We are often asked whether it is possible for communities to reduce or end homelessness for a population without substantially increasing the local supply of dedicated affordable housing units.
People often assume that the answer is no. A combination of rising housing costs, tight housing markets, and stagnant wages have narrowed the paths to affordable housing for many Americans. Meanwhile, the current system for delivering new affordable housing units is expensive, inflexible, and often too slow to meet the needs of rapidly growing communities.
These are real problems that demand solutions — affordable housing stock is and will always be a critical component of a community’s ability to end and sustain and end to homelessness . (For communities with housing supply challenges, Community Solutions is working on a social impact investment model that delivers affordable housing more quickly.)
So what explains the surprising reality that many communities are driving reductions in homelessness — some even getting all the way to zero — without new units or other housing supply increases?
“We were definitely the community that thought we didn’t have resources [to end veteran homelessness], but it turns out it wasn’t true at all,” said Emma Beers, who helped the Chattanooga and Southeast Tennessee community functionally end veteran homelessness in her previous role. “Change started happening without it.”
To date, 93% of Built for Zero communities that have reached functional zero chronic or veteran homelessness did so by optimizing these subsidies, rather than adding large amounts of new physical housing supply.
In the United States, we are very lucky to have a federally funded system of affordable and permanent supportive housing.
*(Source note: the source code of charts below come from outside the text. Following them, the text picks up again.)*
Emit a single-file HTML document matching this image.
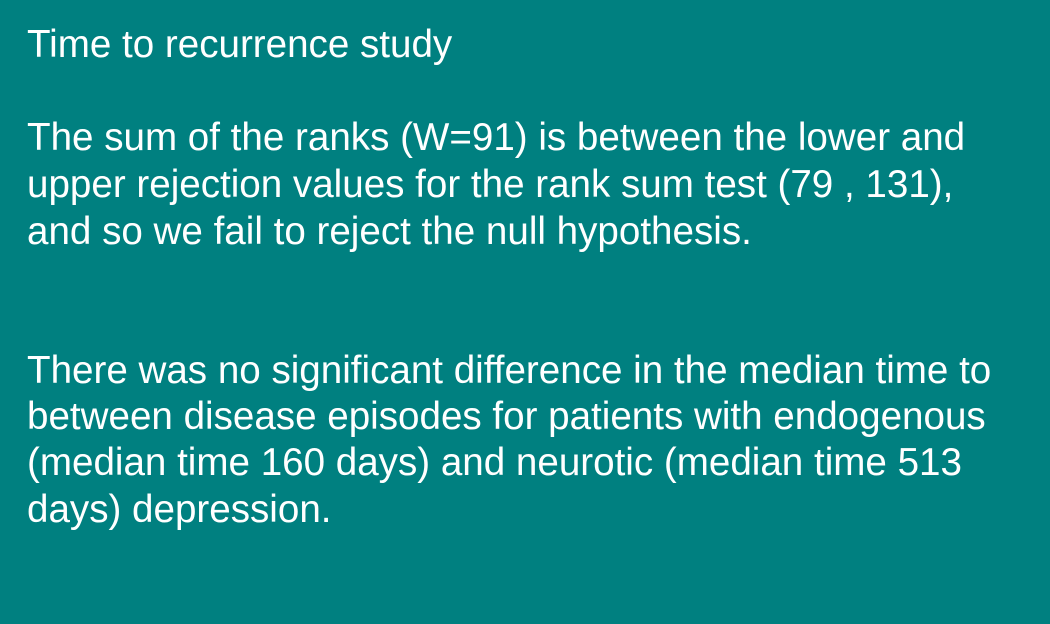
<!DOCTYPE html>
<html><head><meta charset="utf-8">
<style>
html,body{margin:0;padding:0}
body{width:1050px;height:624px;background:#008080;position:relative;overflow:hidden;font-family:"Liberation Sans",Arial,sans-serif;color:#fff}
.l{position:absolute;left:27px;font-size:38.6px;line-height:46px;white-space:nowrap}
</style></head><body>
<div class="l" style="top:22px">Time to recurrence study</div>
<div>
<div class="l" style="top:115px">The sum of the ranks (W=91) is between the lower and</div>
<div class="l" style="top:162px">upper rejection values for the rank sum test (79 , 131),</div>
<div class="l" style="top:209px">and so we fail to reject the null hypothesis.</div>
</div>
<div>
<div class="l" style="top:348px">There was no significant difference in the median time to</div>
<div class="l" style="top:394px">between disease episodes for patients with endogenous</div>
<div class="l" style="top:440px">(median time 160 days) and neurotic (median time 513</div>
<div class="l" style="top:487px">days) depression.</div>
</div>
</body></html>
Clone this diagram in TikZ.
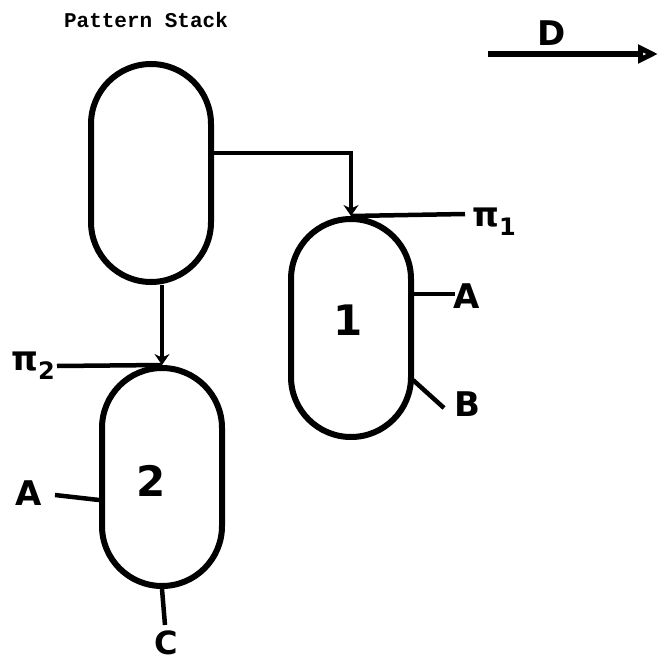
\documentclass[tikz,border=0pt]{standalone}
\usepackage{fontspec}
\setmainfont{DejaVu Sans}
\newfontfamily\typew{Liberation Mono}
\usetikzlibrary{arrows.meta,calc}
\begin{document}
\begin{tikzpicture}[x=1pt,y=-1pt,
  pill/.style={draw,line width=6pt,minimum width=120pt,minimum height=218pt,rounded corners=60pt,inner sep=0pt},
  wire/.style={line width=4.5pt},
  hand/.style={font=\fontsize{34}{36}\selectfont\bfseries,inner sep=0pt},
  num/.style={font=\fontsize{42}{44}\selectfont\bfseries,inner sep=0pt},
  tip/.style={-{Stealth[length=11pt,width=15pt]}}]
\useasboundingbox (0,0) rectangle (662,663);

\node[font=\typew\bfseries\fontsize{21}{23}\selectfont,inner sep=0pt] (title) at (146,20) {Pattern Stack};

% D arrow
\node[hand] (dl) at (552,33) {D};
\coordinate (d0) at (488,54);
\coordinate (d1) at (658,54);
\draw[line width=5.5pt,-{Triangle[open,length=20pt,width=18pt]}] (d0) -- (d1);

% pills
\node[pill] (ps) at (151,173) {};
\node[pill] (p1) at (351,328) {};
\node[pill] (p2) at (162,477) {};
\node[num] (n1) at (348,320) {1};
\node[num] (n2) at (151,481) {2};

% connectors
\draw[wire,tip] ($(ps.east)+(0,-20)$) -| (p1.north);
\draw[wire,tip] (ps.south -| p2.north) -- (p2.north);

% pi 1
\coordinate (pi1e) at (465,214);
\draw[wire] (p1.north) -- (pi1e);
\node[hand] (pi1) at (494,222) {π\raisebox{-0.5ex}{\fontsize{24}{24}\selectfont 1}};

% pi 2
\coordinate (pi2e) at (57,366);
\draw[wire] (pi2e) -- (p2.north);
\node[hand] (pi2) at (33,366) {π\raisebox{-0.5ex}{\fontsize{24}{24}\selectfont 2}};

% pill 1 outputs
\coordinate (a1e) at (455,294);
\draw[wire] ($(p1.east)+(0,-34)$) -- (a1e);
\node[hand] (a1) at (467,296) {A};
\coordinate (b1e) at (444,408);
\draw[wire] ($(p1.east)+(-1,52)$) -- (b1e);
\node[hand] (b1) at (467,404) {B};

% pill 2 outputs
\coordinate (a2e) at (55,495);
\draw[wire] (a2e) -- ($(p2.west)+(0,23)$);
\node[hand] (a2) at (29,493) {A};
\coordinate (c2e) at (165,625);
\draw[wire] (p2.south) -- (c2e);
\node[hand,font=\fontsize{32}{34}\selectfont\bfseries] (c2) at (166,643) {C};
\end{tikzpicture}
\end{document}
While this system isn’t perfect, and it’s not always enough, it does mean that every community in the country starts with a supply of portable rental and social service subsidies to optimize. Over the last 20 years, Congress has expanded the supply of such portable subsidies for use on the open market— think of it as an expansion of people’s ability to pay rent, rather than an expansion of actual units.
To date, 93% of Built for Zero communities that have reached functional zero chronic or veteran homelessness did so by optimizing these subsidies, rather than adding large amounts of new physical housing supply. Even large cities that eventually need new housing supply to get all the way to zero have driven significant reductions in homelessness without it. Five large cities have achieved reductions of 20% or more in chronic or veteran homelessness.
So, if Built for Zero communities have been able to get these results, why isn’t every community seeing similar success?
Fixing the housing system
At Community Solutions, we think a lot about the eradication of smallpox.
The vaccine for the disease was introduced in 1796. But smallpox was not eradicated until 1980 — more than 180 years later. Getting to zero required more than the vaccine. It required a global system capable of targeting and delivering the vaccine to everyone who needed it.
Homes, like vaccines, are essential, but insufficient on their own. Without an effective delivery system, the problem persists despite the availability of a cure.
So, what are the prerequisite features of an operating system that can move from managing homelessness to reducing and ending it?
A coordinated system is required to match a community’s prioritized by-name list of those experiencing homelessness with new housing investments.
So what does this all mean?
An adequate supply of safe, affordable housing is essential to a healthy, equitable society. But context matters, and many communities are proving they can reduce and even end homelessness — the most extreme form of housing need — through the coordinated and disciplined use of their existing assets and by using their data to target new investments. What we’re seeing:
1. Not all communities need new physical affordable housing supply to end homelessness.
2. Even communities that do need new affordable housing can make dramatic progress in reducing homelessness without it.
As noted, large cities across the country are steadily reducing homelessness through disciplined coordination of their resources even as they work to expand their housing supply.
3. Without quality, real-time data, a community doesn’t know what they’re dealing with.
Having a clear picture of the constantly changing dynamics of homelessness and who is experiencing it is essential to a community’s ability to know what housing solutions they should invest in to achieve the greatest impact in reducing homelessness.
4. Communities require an operating system to link housing investments of all types with their efforts to end homelessness.
Simply creating new affordable housing does not automatically reduce homelessness. A coordinated system is required to match a community’s prioritized by-name list of those experiencing homelessness with new housing investments. Community Solutions is helping communities leverage a four-part social impact housing model, which ensures that new housing units are connected to the housing system, ensuring that they contribute to reductions in homelessness.
To sum up, should we invest more deeply as a country in expanding access to affordable housing? Unequivocally, yes! But is affordable housing supply alone a solution to homelessness? Unequivocally no! Built for Zero communities are proving that a well resourced and well coordinated housing system is the pathway to sustainable reductions and ultimately an end to homelessness for all.